> [Problem requirements] Will you output the lines between the ones holding "Rebuild this chart" and "from matplotlib.patches import Rectangle", inclusive, exactly as they stand, and only those lines, with the pictures left out?
___
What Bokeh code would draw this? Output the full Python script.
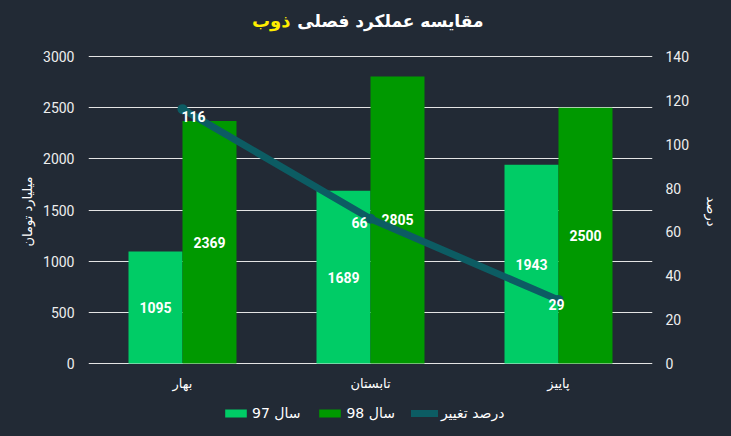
from bokeh.plotting import figure
from bokeh.models import (Range1d, FactorRange, LinearAxis, FixedTicker, ColumnDataSource,
                          Legend, LegendItem, Label)
from bokeh.transform import dodge
from bokeh.core.properties import value
from bokeh.embed import file_html
from bokeh.resources import INLINE

# ---- data ----
seasons = ["بهار", "تابستان", "پاییز"]
sales_97 = [1095, 1689, 1943]
sales_98 = [2369, 2805, 2500]
change_pct = [116, 66, 29]
left_ticks = [0, 500, 1000, 1500, 2000, 2500, 3000]
right_ticks = [0, 20, 40, 60, 80, 100, 120, 140]

# ---- styles ----
BG = "#222a35"
G97 = "#00cc66"
G98 = "#009900"
TEAL = "#0c5c63"
FA = "DejaVu Sans"
NUM = "Roboto"

# layout (pixels): value axis spans 307 px; frame extends above / below it
AX_PX = 307.0
ABOVE_PX = 363.0   # from zero line up to top of frame
BELOW_PX = 59.0    # from zero line down to bottom of frame
LMAX, RMAX = left_ticks[-1], right_ticks[-1]

src = ColumnDataSource(dict(
    season=seasons,
    s97=sales_97, s98=sales_98,
    m97=[v / 2 for v in sales_97], m98=[v / 2 for v in sales_98],
    t97=[str(v) for v in sales_97], t98=[str(v) for v in sales_98],
    pct=change_pct, tpct=[str(v) for v in change_pct],
    dx=[11, -11, -2], dy=[7, 4, 5],
    zero=[0, 0, 0],
))

p = figure(x_range=FactorRange(factors=seasons, range_padding=0),
           y_range=Range1d(-BELOW_PX * LMAX / AX_PX, ABOVE_PX * LMAX / AX_PX),
           width=731, height=436, output_backend="svg", toolbar_location=None,
           min_border_left=88, min_border_right=79, min_border_top=0, min_border_bottom=14,
           background_fill_color=None, border_fill_color=None, outline_line_color=None)
p.extra_y_ranges = {"pct": Range1d(-BELOW_PX * RMAX / AX_PX, ABOVE_PX * RMAX / AX_PX)}

BW = 0.2872
r97 = p.vbar(x=dodge("season", -BW / 2, range=p.x_range), top="s97", width=BW,
             source=src, fill_color=G97, line_color=None)
r98 = p.vbar(x=dodge("season", BW / 2, range=p.x_range), top="s98", width=BW,
             source=src, fill_color=G98, line_color=None)

for key, off in (("97", -BW / 2), ("98", BW / 2)):
    p.text(x=dodge("season", off, range=p.x_range), y="m" + key, text="t" + key, source=src,
           text_align="center", text_baseline="middle", text_color="#ffffff",
           text_font=value(NUM), text_font_style="bold", text_font_size="14px")

rl = p.line(x="season", y="pct", y_range_name="pct", source=src,
            line_color=TEAL, line_width=7, line_join="round", line_cap="round")
p.scatter(x="season", y="pct", y_range_name="pct", source=src, size=10,
          fill_color=TEAL, line_color=None)
p.text(x="season", y="pct", y_range_name="pct", text="tpct", source=src,
       x_offset="dx", y_offset="dy",
       text_align="center", text_baseline="middle", text_color="#ffffff",
       text_font=value(NUM), text_font_style="bold", text_font_size="14px")

# category labels under the zero line
p.text(x="season", y="zero", text="season", source=src, y_offset=20,
       text_align="center", text_baseline="middle", text_color="#ffffff",
       text_font=value(FA), text_font_size="13px")

# axes
p.xaxis.visible = False
p.xgrid.grid_line_color = None
p.ygrid.grid_line_color = "#e4e4e4"
p.ygrid.grid_line_width = 1
p.ygrid.ticker = FixedTicker(ticks=left_ticks)
p.yaxis.ticker = FixedTicker(ticks=left_ticks)

for ax in p.yaxis:
    ax.axis_line_color = None
    ax.major_tick_line_color = None
    ax.minor_tick_line_color = None
    ax.major_tick_out = 0
    ax.major_tick_in = 0
    ax.major_label_text_color = "#eeeeee"

p.yaxis.major_label_text_font = NUM
p.yaxis.major_label_text_font_size = "14px"
p.yaxis.major_label_standoff = 14
p.yaxis.axis_label = "میلیارد تومان"
p.yaxis.axis_label_text_font = FA
p.yaxis.axis_label_text_font_style = "normal"
p.yaxis.axis_label_text_font_size = "13px"
p.yaxis.axis_label_text_color = "#ffffff"
p.yaxis.axis_label_standoff = 5

ra = LinearAxis(y_range_name="pct", ticker=FixedTicker(ticks=right_ticks),
                axis_label="درصد", axis_label_text_font=FA, axis_label_text_font_style="normal",
                axis_label_text_font_size="13px", axis_label_text_color="#ffffff",
                axis_label_standoff=12,
                axis_line_color=None, major_tick_line_color=None, minor_tick_line_color=None,
                major_tick_out=0, major_tick_in=0, major_label_standoff=13,
                major_label_text_font=NUM, major_label_text_font_size="14px",
                major_label_text_color="#eeeeee")
p.add_layout(ra, "right")

legend = Legend(items=[LegendItem(label="97 سال", renderers=[r97]),
                       LegendItem(label="98 سال", renderers=[r98]),
                       LegendItem(label="درصد تغییر", renderers=[rl])],
                orientation="horizontal", location=(134, 1),
                background_fill_alpha=0, border_line_alpha=0,
                label_text_color="#ffffff", label_text_font=FA, label_text_font_size="14px",
                glyph_width=27, glyph_height=10, spacing=16, label_standoff=3,
                padding=0, margin=0)
p.add_layout(legend, "center")

# title (two colours)
p.add_layout(Label(x=202, y=402, x_units="screen", y_units="screen", text="ذوب",
                   text_align="right", text_baseline="middle", text_color="#ffee00",
                   text_font=FA, text_font_style="bold", text_font_size="18px"))
p.add_layout(Label(x=395, y=402, x_units="screen", y_units="screen", text="مقایسه عملکرد فصلی",
                   text_align="right", text_baseline="middle", text_color="#ffffff",
                   text_font=FA, text_font_style="bold", text_font_size="17px"))

html = file_html(p, INLINE)
css = "<style>html, body { background-color: %s !important; }</style>" % BG
html = html.replace("</head>", css + "\n</head>", 1)
open("out.html", "w").write(html)
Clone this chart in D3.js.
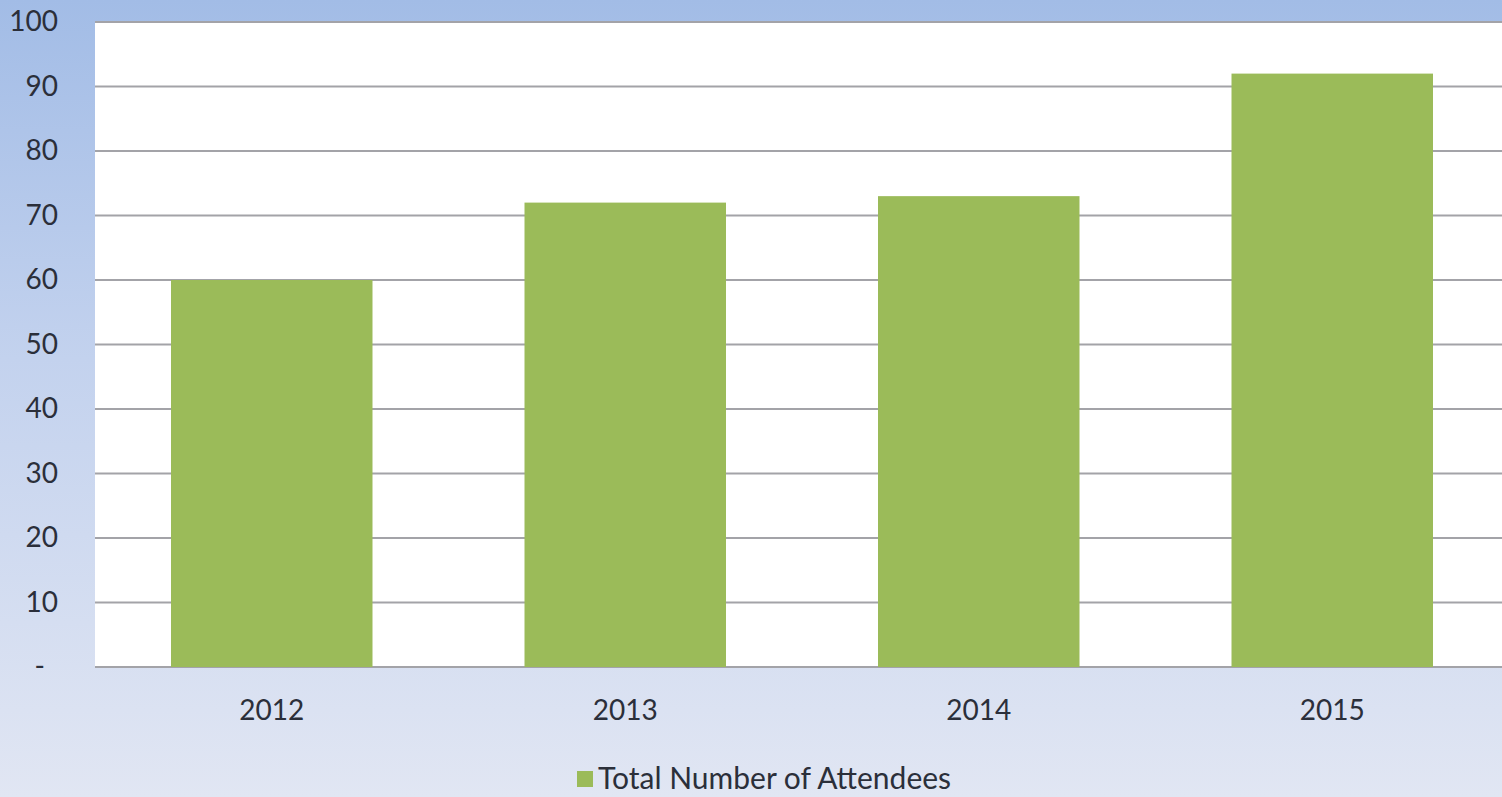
<!DOCTYPE html>
<html>
<head>
<meta charset="utf-8">
<script src="https://cdn.jsdelivr.net/npm/d3@7"></script>
<style>
  body { margin: 0; overflow: hidden; }
  text { font-family: Lato, "Open Sans", sans-serif; fill: #2b2f3a; }
</style>
</head>
<body>
<div id="viz-container"></div>
<script>
// chart data
const years = ['2012', '2013', '2014', '2015'];
const attendees = [60, 72, 73, 92];
const yTicks = [0, 10, 20, 30, 40, 50, 60, 70, 80, 90, 100];
const seriesName = 'Total Number of Attendees';

const W = 1502, H = 797;
const plotLeft = 95, plotRight = 1509, plotTop = 22, plotBottom = 667;

const viz = d3.select('#viz-container')
    .append('svg')
        .attr('width', W)
        .attr('height', H)
        .attr('id', 'viz');

// background gradient
const grad = viz.append('defs').append('linearGradient')
    .attr('id', 'bg')
    .attr('x1', 0).attr('y1', 0).attr('x2', 0).attr('y2', 1);
grad.append('stop').attr('offset', '0%').attr('stop-color', '#a2bce6');
grad.append('stop').attr('offset', '45%').attr('stop-color', '#c3d2ee');
grad.append('stop').attr('offset', '100%').attr('stop-color', '#e1e6f3');

viz.append('rect')
    .attr('width', W).attr('height', H)
    .attr('fill', 'url(#bg)');

const x = d3.scaleBand()
    .domain(years)
    .range([plotLeft, plotRight])
    .paddingInner(0.43)
    .paddingOuter(0.215);

const y = d3.scaleLinear()
    .domain([0, 100])
    .range([plotBottom, plotTop]);

// plot area
viz.append('rect')
    .attr('x', plotLeft).attr('y', plotTop)
    .attr('width', plotRight - plotLeft).attr('height', plotBottom - plotTop)
    .attr('fill', '#ffffff');

// gridlines
viz.append('g')
    .selectAll('line')
    .data(yTicks)
    .enter()
    .append('line')
        .attr('x1', plotLeft)
        .attr('x2', plotRight)
        .attr('y1', d => y(d))
        .attr('y2', d => y(d))
        .attr('stroke', '#a3a3a8')
        .attr('stroke-width', 2);

// bars
viz.append('g')
    .selectAll('rect')
    .data(attendees)
    .enter()
    .append('rect')
        .attr('fill', '#9bbb59')
        .attr('x', (d, i) => x(years[i]))
        .attr('width', x.bandwidth())
        .attr('y', d => y(d))
        .attr('height', d => y(0) - y(d));

// y axis
const yAxis = d3.axisLeft(y)
    .tickValues(yTicks)
    .tickSize(0)
    .tickPadding(0)
    .tickFormat(d => d === 0 ? '-' : d);

const gy = viz.append('g')
    .attr('transform', 'translate(58,0)')
    .call(yAxis);
gy.select('.domain').remove();
gy.selectAll('text')
    .attr('text-anchor', 'end')
    .attr('dx', d => d === 0 ? -13 : 0)
    .style('font-size', '28px')
    .attr('fill', '#2b2f3a');

// x axis
const xAxis = d3.axisBottom(x).tickSize(0).tickPadding(0);
const gx = viz.append('g')
    .attr('transform', 'translate(0,' + (plotBottom + 33) + ')')
    .call(xAxis);
gx.select('.domain').remove();
gx.selectAll('text')
    .style('font-size', '28px')
    .attr('fill', '#2b2f3a');

// legend
const legend = viz.append('g').attr('transform', 'translate(577,771)');
legend.append('rect')
    .attr('width', 16).attr('height', 16)
    .attr('fill', '#9bbb59');
legend.append('text')
    .attr('x', 21)
    .attr('y', 18)
    .style('font-size', '30px')
    .text(seriesName);
</script>
</body>
</html>
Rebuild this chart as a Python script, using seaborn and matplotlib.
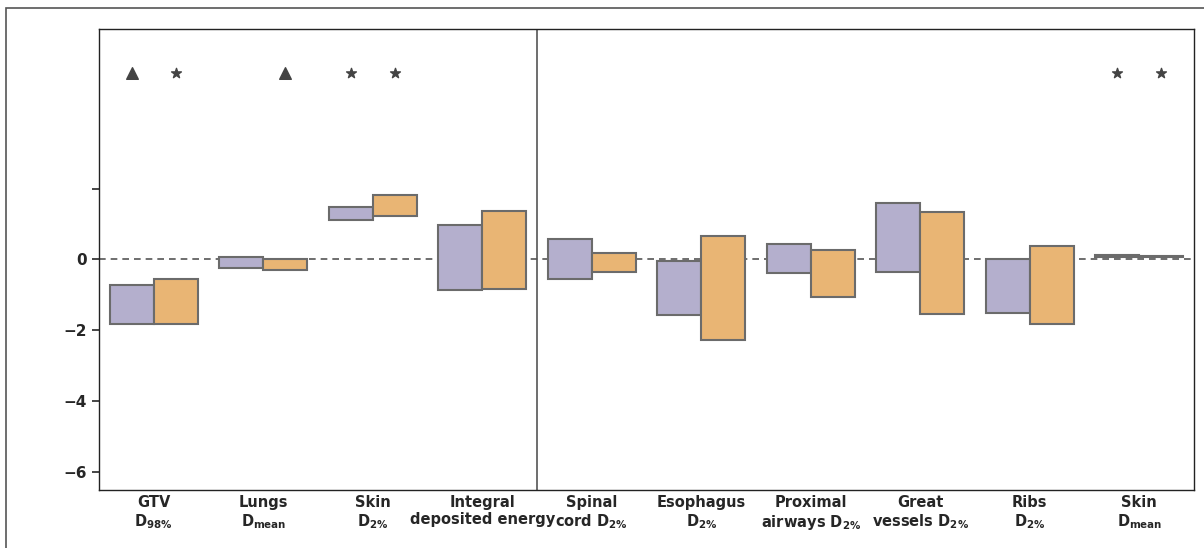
import matplotlib
matplotlib.use("Agg")
import matplotlib.pyplot as plt
import seaborn as sns
import pandas as pd
from matplotlib.patches import Rectangle

categories = [
    "GTV\n$D_{98\\%}$",
    "Lungs\n$D_{mean}$",
    "Skin\n$D_{2\\%}$",
    "Integral\ndeposited energy",
    "Spinal\ncord $D_{2\\%}$",
    "Esophagus\n$D_{2\\%}$",
    "Proximal\nairways $D_{2\\%}$",
    "Great\nvessels $D_{2\\%}$",
    "Ribs\n$D_{2\\%}$",
    "Skin\n$D_{mean}$",
]
series = ["A", "B"]

# lower / upper ends of each floating bar
low_a = [-1.81, -0.23, 1.11, -0.87, -0.55, -1.56, -0.39, -0.36, -1.52, 0.08]
high_a = [-0.72, 0.06, 1.47, 0.96, 0.57, -0.03, 0.43, 1.59, 0.00, 0.12]
low_b = [-1.81, -0.30, 1.23, -0.82, -0.35, -2.28, -1.06, -1.54, -1.82, 0.06]
high_b = [-0.55, 0.00, 1.81, 1.37, 0.18, 0.67, 0.26, 1.34, 0.37, 0.10]

# significance markers: (category index, series, marker)
sig_cat = [0, 0, 1, 2, 2, 9, 9]
sig_series = ["A", "B", "B", "A", "B", "A", "B"]
sig_marker = ["^", "*", "^", "*", "*", "*", "*"]
sig_level = 5.27

yticks = [-6, -4, -2, 0, 2]
ytick_labels = ["\u22126", "\u22124", "\u22122", "0", ""]

purple = "#b4afcd"
orange = "#e9b574"
edge = "#6b6b6b"

sns.set_style("ticks")
plt.rcParams["font.family"] = ["DejaVu Sans"]
plt.rcParams["font.weight"] = "bold"
plt.rcParams["mathtext.default"] = "bf"

df = pd.DataFrame({
    "cat": categories * 2,
    "series": ["A"] * len(categories) + ["B"] * len(categories),
    "span": [h - l for h, l in zip(high_a, low_a)] + [h - l for h, l in zip(high_b, low_b)],
})

fig = plt.figure(figsize=(12.04, 5.48), dpi=100)
ax = fig.add_axes([0.0822, 0.106, 0.9095, 0.841])

sns.barplot(
    data=df,
    x="cat",
    y="span",
    hue="series",
    order=categories,
    hue_order=series,
    palette=[purple, orange],
    saturation=1,
    edgecolor=edge,
    linewidth=1.5,
    width=0.8,
    legend=False,
    ax=ax,
)

# shift each bar so it floats from its lower end
for container, lows in zip(ax.containers, [low_a, low_b]):
    for bar, lo in zip(container, lows):
        bar.set_y(lo)

# marker positions follow the dodged bar centres
centres = {}
for container, s in zip(ax.containers, series):
    for i, bar in enumerate(container):
        centres[(i, s)] = bar.get_x() + bar.get_width() / 2

for c, s, m in zip(sig_cat, sig_series, sig_marker):
    ax.scatter(
        centres[(c, s)],
        sig_level,
        marker=m,
        s=70 if m == "^" else 55,
        color="#444444",
        zorder=5,
    )

ax.axhline(0, color="#555555", linestyle="--", linewidth=1.2, dashes=(4, 3), zorder=0)
ax.axvline(3.5, color="#555555", linewidth=1.2)

ax.set_ylim(-6.5, 6.5)
ax.set_xlim(-0.5, len(categories) - 0.5)
ax.set_yticks(yticks)
ax.set_yticklabels(ytick_labels, fontsize=11, fontweight="bold")
ax.tick_params(axis="x", length=0, pad=4)
ax.tick_params(axis="y", length=5, width=1.2)
ax.set_xticks(range(len(categories)))
ax.set_xticklabels(categories, fontsize=10.5, fontweight="bold", linespacing=1.15)
ax.set_xlabel("")
ax.set_ylabel("")

for sp in ax.spines.values():
    sp.set_visible(True)
    sp.set_linewidth(1.0)
    sp.set_color("#222222")

fig.patches.append(Rectangle(
    (6 / 1204, -0.1), 1.2, 1.1 - 8 / 548,
    transform=fig.transFigure, fill=False,
    edgecolor="#555555", linewidth=1.2,
))

fig.savefig("out.png", dpi=100)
___
> [Full response]
Rebuild this chart as a Python script, using seaborn and matplotlib.
import matplotlib
matplotlib.use("Agg")
import matplotlib.pyplot as plt
import seaborn as sns
import pandas as pd
from matplotlib.patches import Rectangle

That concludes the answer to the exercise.